The library encodes and decodes an MPE-FEC frame one row at a time.


Test cases without padding: (Errors are introduced after encoding)

  • Introduced 0, 16, 32, 33, 38 continuous errors in each row of the App Data table => Worked as expected.
  • Introduced 16, 32, 33, 38 errors spaced apart from each other in a App Data table row => Worked as expected.
  • Introduced 0, 16, 32, 33, 38 continuous errors in each row of the RS table => Worked as expected.
  • Introduced 16, 32, 33, 38 errors spaced apart from each other in a RS table row => Worked as expected.
  • Introduced 16,17 continuous errors in both the App Data table and RS table => Worked as expected.
  • Introduced 16,17 errors spread apart in both the App Data table and RS table => Worked as expected.

All of these test cases point to the fact that the current number of max errors fixable in a block of data is 32 regardless of where the errors occur in the block. With CRC, it should be possible to correct up to 64 errors. I don't know whether CRC is implemented in the system.

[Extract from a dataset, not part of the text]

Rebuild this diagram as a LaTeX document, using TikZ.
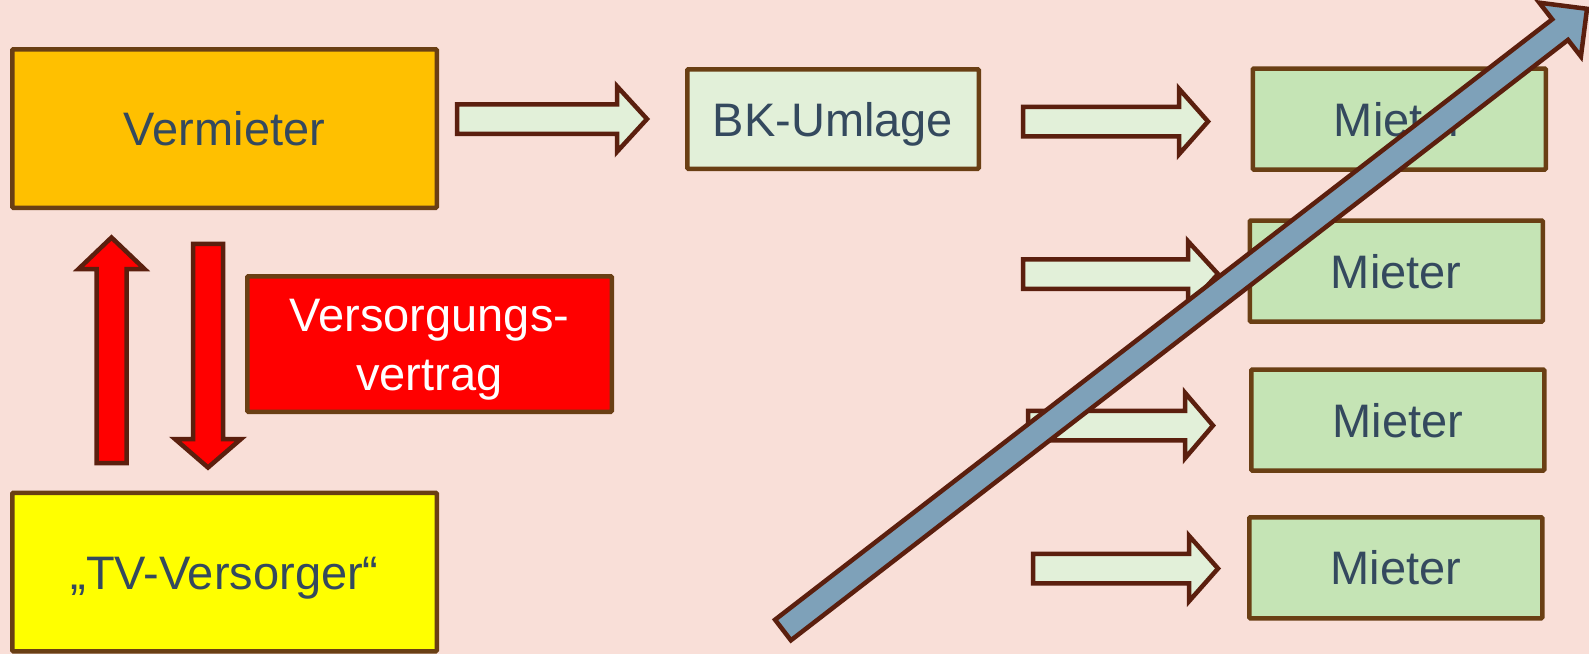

The library handles padding slightly differently than the Standard Specification. The library assumes the padding columns are on the leftmost of the App Data table whereas the Standard assumes the padding columns are on the rightmost of the App Data table. The library's padding parameter seems to work as expected.


Test cases with padding:

  • Introduced 1 padding column with 32 and 33 continuous errors in App Data table => Worked as expected
  • Introduced 32 padding columns with 64 and 65 continuous errors in App Data table => Worked as expected

Basically, the padding columns are ignored and marked as reliable. The max number of correctable errors ignoring padded columns per block still stands at 32.


Next Steps: Test with some text file. Need function to write data into the MPE-FEC frame.

UPDATE: Testing with a text file does not seem necessary anymore. Having data stored in an array is sufficient for testing.